Douglas Smith, a spokesman for Army Recruiting Command at Fort Knox, Ky., acknowledged in an interview with the Associated Press yesterday that the Army continues to face recruiting challenges, but he insisted that "every soldier that we put in the Army is qualified."

After the Vietnam War, when the Pentagon replaced the draft with an all-volunteer military, it also established a goal to create a strong foundation of professionals: At least 90 percent of its recruits must have high school diplomas. Whether a recruit had the determination to graduate from high school was considered an essential factor in predicting his or her success in a military career.

A 2004 Pentagon report supported that idea: It found that as many as half of the recruits who did not finish high school also dropped out of the military during their first enlistment term.
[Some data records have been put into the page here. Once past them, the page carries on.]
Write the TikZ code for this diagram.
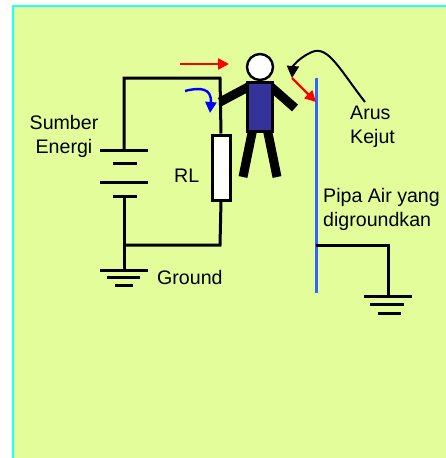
\documentclass[tikz,border=0pt]{standalone}
\usepackage{fontspec}
\setmainfont{Liberation Sans}
\usetikzlibrary{arrows.meta}
\definecolor{panel}{HTML}{E4FD9B}
\definecolor{framecyan}{HTML}{22FFFF}
\definecolor{shirt}{HTML}{333399}
\definecolor{pipeblue}{HTML}{3366FF}
\tikzset{
  wire/.style={line width=3pt, black},
  limb/.style={line width=9pt, black},
  label/.style={font=\fontsize{19.6pt}{24pt}\selectfont, inner sep=0pt},
  flow/.style={line width=2.4pt, -{Triangle[length=11pt,width=11pt]}},
}
\begin{document}
\begin{tikzpicture}[x=1pt,y=-1pt]
  \useasboundingbox (0,0) rectangle (445,458);
  % panel
  \fill[white] (0,0) rectangle (445,458);
  \draw[framecyan, line width=2.4pt, fill=panel] (13,6) rectangle (450,470);

  % source loop and load
  \coordinate (tl) at (124,78);
  \coordinate (tr) at (220,78);
  \coordinate (bl) at (124,245);
  \coordinate (br) at (220,245);
  \coordinate (hand) at (220,102);
  \node[draw=black, line width=3pt, fill=white, minimum width=18pt, minimum height=65pt, inner sep=0pt] (rl) at (221,167.5) {};
  \draw[wire] (124,150) -- (tl) -- (tr) -- (rl.north);
  \draw[wire] (rl.south) -- (br) -- (bl);
  \draw[wire] (124,197) -- (124,270);

  % battery plates
  \draw[wire] (100,150) -- (148,150);
  \draw[wire] (113,163) -- (137,163);
  \draw[wire] (100,182) -- (148,182);
  \draw[wire] (113,196) -- (137,196);

  % ground at source
  \draw[wire] (100,270) -- (148,270);
  \draw[wire] (107,277.5) -- (140,277.5);
  \draw[wire] (115,285) -- (133,285);

  % person
  \draw[limb] (hand) -- (250,86);
  \draw[limb] (270,86) -- (295,108);
  \draw[limb] (253,128) -- (243,177);
  \draw[limb] (267,128) -- (277,177);
  \node[draw=black, line width=2.4pt, fill=shirt, minimum width=25pt, minimum height=49pt, inner sep=0pt] (body) at (260,107) {};
  \node[draw=black, line width=2.4pt, fill=white, circle, minimum size=26pt, inner sep=0pt] (head) at (260,67) {};

  % grounded water pipe
  \coordinate (ptop) at (316,78);
  \coordinate (pbot) at (316,293);
  \coordinate (pj) at (316,245);
  \coordinate (pc) at (388,245);
  \coordinate (pg) at (388,296);
  \draw[pipeblue, line width=3pt] (ptop) -- (pbot);
  \draw[wire] (pj) -- (pc) -- (pg);
  \draw[wire] (364,296) -- (412,296);
  \draw[wire] (370,304.5) -- (404,304.5);
  \draw[wire] (378,313) -- (401,313);

  % current arrows
  \draw[flow, red] (180,64) -- (229,64);
  \draw[flow, blue] (185,91) .. controls (200,87) and (212,88) .. (210,113);
  \draw[flow, red] (292,78) -- (316,102);
  \draw[line width=2pt, -{Triangle[length=12pt,width=12pt]}] (365,102) .. controls (340,70) and (328,45) .. (312,52) .. controls (302,56) and (293,65) .. (292,78);

  % labels
  \node[label, align=center] (src) at (64,136) {Sumber\\Energi};
  \node[label, anchor=west] (rltxt) at (174,176) {RL};
  \node[label, anchor=west] (gnd) at (157,277) {Ground};
  \node[label, anchor=west, align=left] (shock) at (350,126.5) {Arus\\Kejut};
  \node[label, anchor=west, align=left] (pipe) at (323,209.5) {Pipa Air yang\\digroundkan};
\end{tikzpicture}
\end{document}
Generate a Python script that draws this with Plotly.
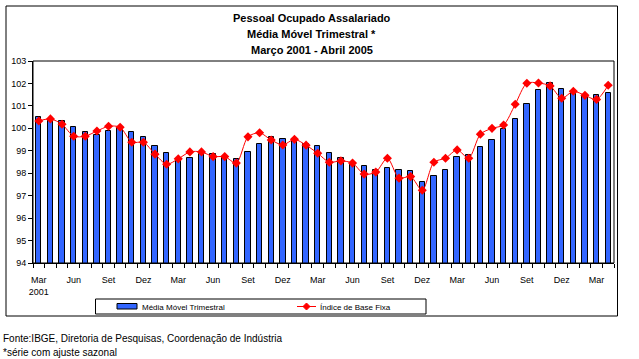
import plotly.graph_objects as go

months = ["Mar", "Abr", "Mai", "Jun", "Jul", "Ago", "Set", "Out", "Nov", "Dez",
          "Jan", "Fev", "Mar", "Abr", "Mai", "Jun", "Jul", "Ago", "Set", "Out", "Nov", "Dez",
          "Jan", "Fev", "Mar", "Abr", "Mai", "Jun", "Jul", "Ago", "Set", "Out", "Nov", "Dez",
          "Jan", "Fev", "Mar", "Abr", "Mai", "Jun", "Jul", "Ago", "Set", "Out", "Nov", "Dez",
          "Jan", "Fev", "Mar", "Abr"]

media_movel = [100.49, 100.40, 100.33, 100.05, 99.84, 99.69, 99.88, 100.03, 99.84, 99.60,
               99.22, 98.89, 98.61, 98.67, 98.86, 98.86, 98.73, 98.64, 98.93, 99.29,
               99.60, 99.51, 99.48, 99.32, 99.20, 98.89, 98.67, 98.45, 98.31, 98.15,
               98.24, 98.13, 98.09, 97.60, 97.87, 98.13, 98.71, 98.80, 99.16, 99.47,
               99.96, 100.40, 101.07, 101.69, 102.01, 101.74, 101.65, 101.46, 101.47, 101.56]

indice_base_fixa = [100.33, 100.42, 100.18, 99.65, 99.65, 99.88, 100.09, 100.05, 99.38, 99.38,
                    98.85, 98.40, 98.64, 98.95, 98.95, 98.74, 98.74, 98.45, 99.62, 99.80,
                    99.48, 99.26, 99.51, 99.25, 98.89, 98.49, 98.55, 98.45, 97.96, 98.05,
                    98.67, 97.78, 97.85, 97.24, 98.49, 98.67, 99.04, 98.67, 99.74, 100.00,
                    100.15, 101.07, 102.01, 102.02, 101.89, 101.34, 101.65, 101.47, 101.29, 101.92]

tick_labels = ["Mar<br>2001", "Jun", "Set", "Dez", "Mar", "Jun", "Set", "Dez", "Mar",
               "Jun", "Set", "Dez", "Mar", "Jun", "Set", "Dez", "Mar"]

series_names = ["Média Móvel Trimestral", "Índice de Base Fixa"]
title_lines = ["Pessoal Ocupado Assalariado", "Média Móvel Trimestral *", "Março 2001 - Abril 2005"]
footnotes = ["Fonte:IBGE, Diretoria de Pesquisas, Coordenação de Indústria", "*série com ajuste sazonal"]

x = list(range(len(months)))
FONT = "Liberation Sans, Arial, sans-serif"
BLUE = "#3366FF"
RED = "#FF0000"

fig = go.Figure()
fig.add_trace(go.Bar(
    x=x, y=media_movel, name=series_names[0],
    marker=dict(color=BLUE, line=dict(color="black", width=1)),
    width=0.46,
))
fig.add_trace(go.Scatter(
    x=x, y=indice_base_fixa, name=series_names[1], mode="lines+markers",
    line=dict(color=RED, width=1, shape="spline", smoothing=0.8),
    marker=dict(symbol="diamond", size=7, color=RED),
))

W, H = 639, 359
L, R, T, B = 33, 25, 61, 96
pw, ph = W - L - R, H - T - B

def px(xp):
    return (xp - L) / pw

def py(yp):
    return (H - B - yp) / ph

shapes = [
    # plot area box
    dict(type="rect", xref="paper", yref="paper", x0=0, x1=1, y0=0, y1=1,
         line=dict(color="black", width=1)),
    # outer chart border
    dict(type="rect", xref="paper", yref="paper", x0=px(6), x1=px(617.5), y0=py(316), y1=py(6),
         line=dict(color="black", width=1)),
    # legend box
    dict(type="rect", xref="paper", yref="paper", x0=px(95.5), x1=px(426), y0=py(314), y1=py(299),
         line=dict(color="black", width=1), fillcolor="white"),
    # legend bar swatch
    dict(type="rect", xref="paper", yref="paper", x0=px(117), x1=px(137), y0=py(309), y1=py(303.5),
         line=dict(color="black", width=1), fillcolor=BLUE),
    # legend line swatch
    dict(type="line", xref="paper", yref="paper", x0=px(297), x1=px(316), y0=py(306.5), y1=py(306.5),
         line=dict(color=RED, width=1)),
]
# legend diamond marker
cx, cy, r = 306.5, 306.5, 3.5
shapes.append(dict(type="path", xref="paper", yref="paper",
                   path=f"M {px(cx - r)} {py(cy)} L {px(cx)} {py(cy - r)} L {px(cx + r)} {py(cy)} L {px(cx)} {py(cy + r)} Z",
                   line=dict(color=RED, width=1), fillcolor=RED))

annotations = []
for i, t in enumerate(title_lines):
    annotations.append(dict(text="<b>" + t + "</b>", xref="paper", yref="paper",
                            x=px(311.5), y=py(18 + 16 * i), showarrow=False,
                            xanchor="center", yanchor="middle",
                            font=dict(family=FONT, size=11, color="black")))
for i, t in enumerate(footnotes):
    annotations.append(dict(text=t, xref="paper", yref="paper",
                            x=px(1), y=py(338 + 14 * i), showarrow=False,
                            xanchor="left", yanchor="middle",
                            font=dict(family=FONT, size=10, color="black")))
legend_text_x = [140, 318]
for name, lx in zip(series_names, legend_text_x):
    annotations.append(dict(text=name, xref="paper", yref="paper",
                            x=px(lx), y=py(307), showarrow=False,
                            xanchor="left", yanchor="middle",
                            font=dict(family=FONT, size=8, color="black")))

fig.update_layout(
    width=W, height=H,
    margin=dict(l=L, r=R, t=T, b=B, autoexpand=False),
    paper_bgcolor="white", plot_bgcolor="white",
    font=dict(family=FONT, size=9, color="black"),
    showlegend=False,
    bargap=0,
    shapes=shapes,
    annotations=annotations,
    xaxis=dict(
        range=[-0.5, len(months) - 0.5],
        tickmode="array", tickvals=list(range(0, len(months), 3)), ticktext=tick_labels,
        ticks="", showgrid=False, zeroline=False,
        showline=True, linecolor="black", linewidth=1,
        ticklabelstandoff=8,
        minor=dict(tickmode="array", tickvals=[i - 0.5 for i in range(len(months) + 1)],
                   ticks="outside", ticklen=4, tickcolor="black", showgrid=False),
        tickfont=dict(family=FONT, size=9),
    ),
    yaxis=dict(
        range=[94, 103], dtick=1, ticks="outside", ticklen=4, tickcolor="black",
        showgrid=False, zeroline=False, showline=True, linecolor="black", linewidth=1,
        tickfont=dict(family=FONT, size=9),
    ),
)

fig.write_html("out.html", config={"displayModeBar": False},
               post_script="document.body.style.margin='0';document.body.style.padding='0';")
"At the end of the 1970s and '80s, we had a lot of problems with recruit quality," said Korb, who is now a senior fellow at the Center for American Progress, a left-leaning Washington think tank. "The data shows that if you have a high school diploma you are not going to quit when the going gets rough. That's why the Army, up until 2003, was getting more than 90 percent" high school graduates.

The study released yesterday said that in fiscal year 2007 "the Army failed to meet its 90 percent benchmark" for new recruits "by nearly 20 percentage points, with a rate of 70.7 percent."

The Army signed up 67,398 new soldiers last year, according to the report. The study shows that at least 7 out of 10 did not graduate from high school.

Dancs, the research director, said the National Priorities Project requested recruiting data from other military branches, but has encountered "mixed results" in obtaining a complete demographic picture of the armed forces.